:: Given instruction ::
Leave out all pictures and give back precisely the lines from the line with "Convert this chart to Plotly.js code." to the line with "0.968, 0.987, 0.996];", including those two lines.
### Data for the task
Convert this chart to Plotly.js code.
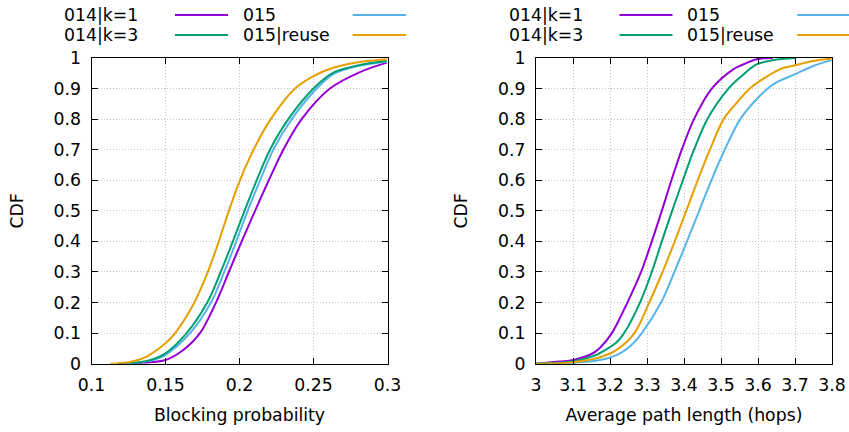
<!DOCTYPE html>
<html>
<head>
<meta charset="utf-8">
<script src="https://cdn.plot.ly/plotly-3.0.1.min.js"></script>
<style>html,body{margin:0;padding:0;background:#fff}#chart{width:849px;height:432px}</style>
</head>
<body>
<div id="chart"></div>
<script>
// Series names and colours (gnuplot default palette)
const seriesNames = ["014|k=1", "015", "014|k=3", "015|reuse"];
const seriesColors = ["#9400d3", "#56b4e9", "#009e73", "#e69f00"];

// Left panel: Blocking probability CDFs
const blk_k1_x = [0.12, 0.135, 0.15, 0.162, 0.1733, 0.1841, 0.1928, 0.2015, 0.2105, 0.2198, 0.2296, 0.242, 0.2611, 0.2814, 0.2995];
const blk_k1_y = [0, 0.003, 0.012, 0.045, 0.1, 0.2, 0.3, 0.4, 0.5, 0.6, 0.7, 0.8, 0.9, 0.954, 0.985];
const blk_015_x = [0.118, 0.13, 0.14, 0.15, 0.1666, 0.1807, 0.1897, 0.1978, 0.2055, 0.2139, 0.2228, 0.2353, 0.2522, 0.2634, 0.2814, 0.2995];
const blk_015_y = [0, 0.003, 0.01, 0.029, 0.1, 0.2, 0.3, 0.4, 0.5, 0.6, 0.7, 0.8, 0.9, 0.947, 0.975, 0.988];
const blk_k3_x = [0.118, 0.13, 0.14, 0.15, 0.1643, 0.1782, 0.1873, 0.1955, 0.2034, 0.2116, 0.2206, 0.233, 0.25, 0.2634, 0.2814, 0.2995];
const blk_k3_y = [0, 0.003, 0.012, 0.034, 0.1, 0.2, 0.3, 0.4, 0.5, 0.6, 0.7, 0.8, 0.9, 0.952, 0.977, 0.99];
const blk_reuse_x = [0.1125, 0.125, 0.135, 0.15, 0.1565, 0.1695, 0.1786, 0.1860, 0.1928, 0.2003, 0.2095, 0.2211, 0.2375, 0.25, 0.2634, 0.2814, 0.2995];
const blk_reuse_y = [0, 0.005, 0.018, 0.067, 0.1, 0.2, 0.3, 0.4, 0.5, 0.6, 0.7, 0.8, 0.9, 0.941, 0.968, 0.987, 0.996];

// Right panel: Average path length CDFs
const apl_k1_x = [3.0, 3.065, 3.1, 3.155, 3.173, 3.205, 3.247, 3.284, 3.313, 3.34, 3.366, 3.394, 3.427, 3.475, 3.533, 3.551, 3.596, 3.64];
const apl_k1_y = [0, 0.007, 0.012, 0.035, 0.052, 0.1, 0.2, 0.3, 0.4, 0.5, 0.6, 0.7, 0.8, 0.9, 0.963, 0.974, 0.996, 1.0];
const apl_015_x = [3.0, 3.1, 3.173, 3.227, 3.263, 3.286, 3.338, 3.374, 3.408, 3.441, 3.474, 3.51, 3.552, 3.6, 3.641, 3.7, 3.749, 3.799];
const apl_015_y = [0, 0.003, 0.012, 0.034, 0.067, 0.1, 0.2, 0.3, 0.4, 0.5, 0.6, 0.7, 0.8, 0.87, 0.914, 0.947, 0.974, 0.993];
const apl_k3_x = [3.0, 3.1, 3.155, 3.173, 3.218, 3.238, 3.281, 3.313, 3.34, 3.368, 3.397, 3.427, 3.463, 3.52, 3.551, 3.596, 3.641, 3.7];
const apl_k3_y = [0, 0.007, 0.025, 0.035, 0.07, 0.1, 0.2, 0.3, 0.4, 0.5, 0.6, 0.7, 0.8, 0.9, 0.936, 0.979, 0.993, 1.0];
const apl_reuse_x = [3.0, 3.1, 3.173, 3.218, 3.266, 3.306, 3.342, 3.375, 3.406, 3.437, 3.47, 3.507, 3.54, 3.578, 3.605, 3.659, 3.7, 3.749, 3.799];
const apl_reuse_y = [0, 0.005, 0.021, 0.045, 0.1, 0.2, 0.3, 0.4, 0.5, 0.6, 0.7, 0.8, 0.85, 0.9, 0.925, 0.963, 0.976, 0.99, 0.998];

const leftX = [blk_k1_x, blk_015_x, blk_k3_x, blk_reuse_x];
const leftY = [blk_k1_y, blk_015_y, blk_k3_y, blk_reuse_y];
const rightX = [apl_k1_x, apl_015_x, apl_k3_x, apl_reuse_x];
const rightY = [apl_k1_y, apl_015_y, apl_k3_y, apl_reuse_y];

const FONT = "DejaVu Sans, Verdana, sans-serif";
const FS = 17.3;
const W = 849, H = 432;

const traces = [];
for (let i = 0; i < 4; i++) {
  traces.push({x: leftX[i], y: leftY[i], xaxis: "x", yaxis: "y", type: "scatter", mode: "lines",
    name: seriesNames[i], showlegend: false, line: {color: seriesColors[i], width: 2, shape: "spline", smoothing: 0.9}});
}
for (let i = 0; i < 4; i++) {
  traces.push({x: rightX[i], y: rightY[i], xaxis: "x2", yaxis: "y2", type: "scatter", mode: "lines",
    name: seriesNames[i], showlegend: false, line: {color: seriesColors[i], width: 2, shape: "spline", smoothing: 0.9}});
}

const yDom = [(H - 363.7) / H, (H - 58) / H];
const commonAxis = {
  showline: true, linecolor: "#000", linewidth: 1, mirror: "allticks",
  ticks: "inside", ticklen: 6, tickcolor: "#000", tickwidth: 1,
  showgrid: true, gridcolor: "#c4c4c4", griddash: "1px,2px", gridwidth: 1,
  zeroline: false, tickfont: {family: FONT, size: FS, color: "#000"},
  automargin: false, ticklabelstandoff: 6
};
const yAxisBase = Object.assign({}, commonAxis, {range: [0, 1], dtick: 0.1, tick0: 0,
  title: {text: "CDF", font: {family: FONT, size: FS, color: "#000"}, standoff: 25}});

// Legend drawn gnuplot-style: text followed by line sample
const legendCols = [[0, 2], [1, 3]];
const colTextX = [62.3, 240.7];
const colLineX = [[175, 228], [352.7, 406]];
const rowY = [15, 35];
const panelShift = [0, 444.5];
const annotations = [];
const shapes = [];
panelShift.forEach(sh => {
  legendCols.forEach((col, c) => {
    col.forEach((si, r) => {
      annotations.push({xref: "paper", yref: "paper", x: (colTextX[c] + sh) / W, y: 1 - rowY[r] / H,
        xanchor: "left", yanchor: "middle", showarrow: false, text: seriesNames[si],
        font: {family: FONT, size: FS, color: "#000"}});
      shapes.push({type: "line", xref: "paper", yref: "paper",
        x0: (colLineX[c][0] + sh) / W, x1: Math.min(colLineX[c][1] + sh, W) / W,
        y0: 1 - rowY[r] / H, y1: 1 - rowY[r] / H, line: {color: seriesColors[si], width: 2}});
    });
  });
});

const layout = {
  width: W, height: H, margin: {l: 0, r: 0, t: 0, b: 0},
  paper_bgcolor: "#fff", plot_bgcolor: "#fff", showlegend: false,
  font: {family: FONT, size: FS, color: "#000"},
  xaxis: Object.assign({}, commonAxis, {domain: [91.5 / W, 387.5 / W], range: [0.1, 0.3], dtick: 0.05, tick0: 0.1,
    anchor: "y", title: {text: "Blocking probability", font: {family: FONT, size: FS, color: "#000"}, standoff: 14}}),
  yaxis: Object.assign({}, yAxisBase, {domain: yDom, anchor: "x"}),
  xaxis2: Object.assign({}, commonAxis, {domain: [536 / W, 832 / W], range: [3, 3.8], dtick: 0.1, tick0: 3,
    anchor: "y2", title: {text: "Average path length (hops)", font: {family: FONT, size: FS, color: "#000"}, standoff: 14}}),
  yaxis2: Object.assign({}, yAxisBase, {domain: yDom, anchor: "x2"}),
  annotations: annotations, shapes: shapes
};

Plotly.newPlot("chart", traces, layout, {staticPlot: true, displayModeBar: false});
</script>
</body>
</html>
######
### Data for the task
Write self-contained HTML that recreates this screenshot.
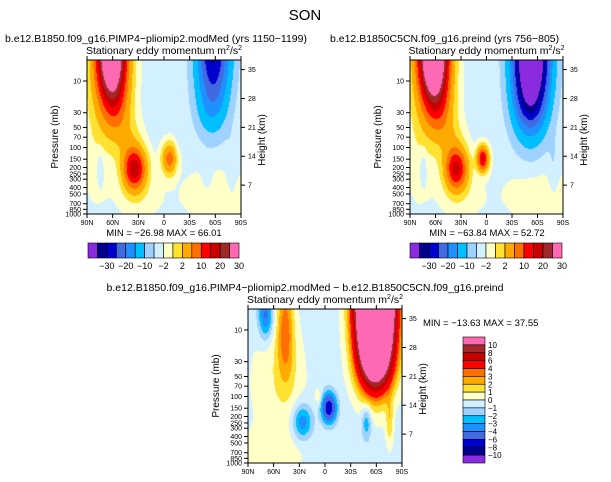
######
### Data for the task
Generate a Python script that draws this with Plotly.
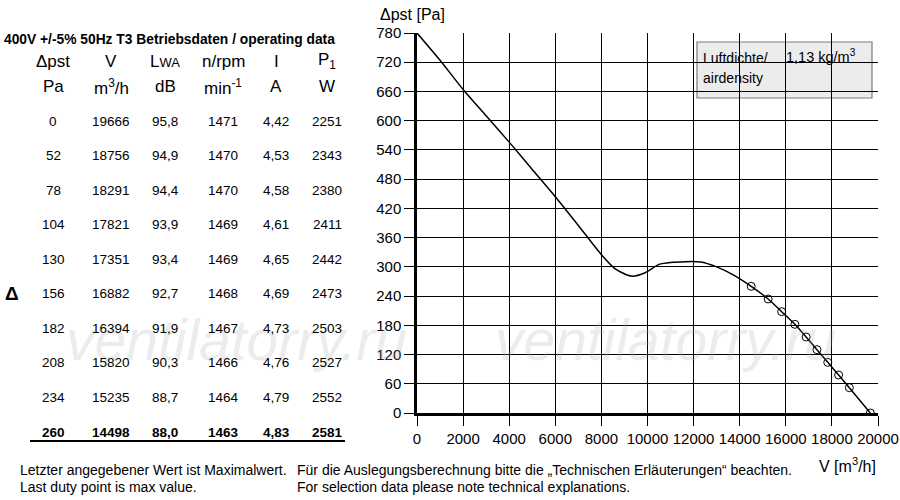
######
:: Problem solution ::
Convert this chart to Plotly.js code.
<!DOCTYPE html>
<html>
<head>
<meta charset="utf-8">
<script src="https://cdn.plot.ly/plotly-3.0.1.min.js"></script>
<style>html,body{margin:0;padding:0;background:#fff}#chart{width:849px;height:432px}</style>
</head>
<body>
<div id="chart"></div>
<script>
// Series names and colours (gnuplot default palette)
const seriesNames = ["014|k=1", "015", "014|k=3", "015|reuse"];
const seriesColors = ["#9400d3", "#56b4e9", "#009e73", "#e69f00"];

// Left panel: Blocking probability CDFs
const blk_k1_x = [0.12, 0.135, 0.15, 0.162, 0.1733, 0.1841, 0.1928, 0.2015, 0.2105, 0.2198, 0.2296, 0.242, 0.2611, 0.2814, 0.2995];
const blk_k1_y = [0, 0.003, 0.012, 0.045, 0.1, 0.2, 0.3, 0.4, 0.5, 0.6, 0.7, 0.8, 0.9, 0.954, 0.985];
const blk_015_x = [0.118, 0.13, 0.14, 0.15, 0.1666, 0.1807, 0.1897, 0.1978, 0.2055, 0.2139, 0.2228, 0.2353, 0.2522, 0.2634, 0.2814, 0.2995];
const blk_015_y = [0, 0.003, 0.01, 0.029, 0.1, 0.2, 0.3, 0.4, 0.5, 0.6, 0.7, 0.8, 0.9, 0.947, 0.975, 0.988];
const blk_k3_x = [0.118, 0.13, 0.14, 0.15, 0.1643, 0.1782, 0.1873, 0.1955, 0.2034, 0.2116, 0.2206, 0.233, 0.25, 0.2634, 0.2814, 0.2995];
const blk_k3_y = [0, 0.003, 0.012, 0.034, 0.1, 0.2, 0.3, 0.4, 0.5, 0.6, 0.7, 0.8, 0.9, 0.952, 0.977, 0.99];
const blk_reuse_x = [0.1125, 0.125, 0.135, 0.15, 0.1565, 0.1695, 0.1786, 0.1860, 0.1928, 0.2003, 0.2095, 0.2211, 0.2375, 0.25, 0.2634, 0.2814, 0.2995];
const blk_reuse_y = [0, 0.005, 0.018, 0.067, 0.1, 0.2, 0.3, 0.4, 0.5, 0.6, 0.7, 0.8, 0.9, 0.941, 0.968, 0.987, 0.996];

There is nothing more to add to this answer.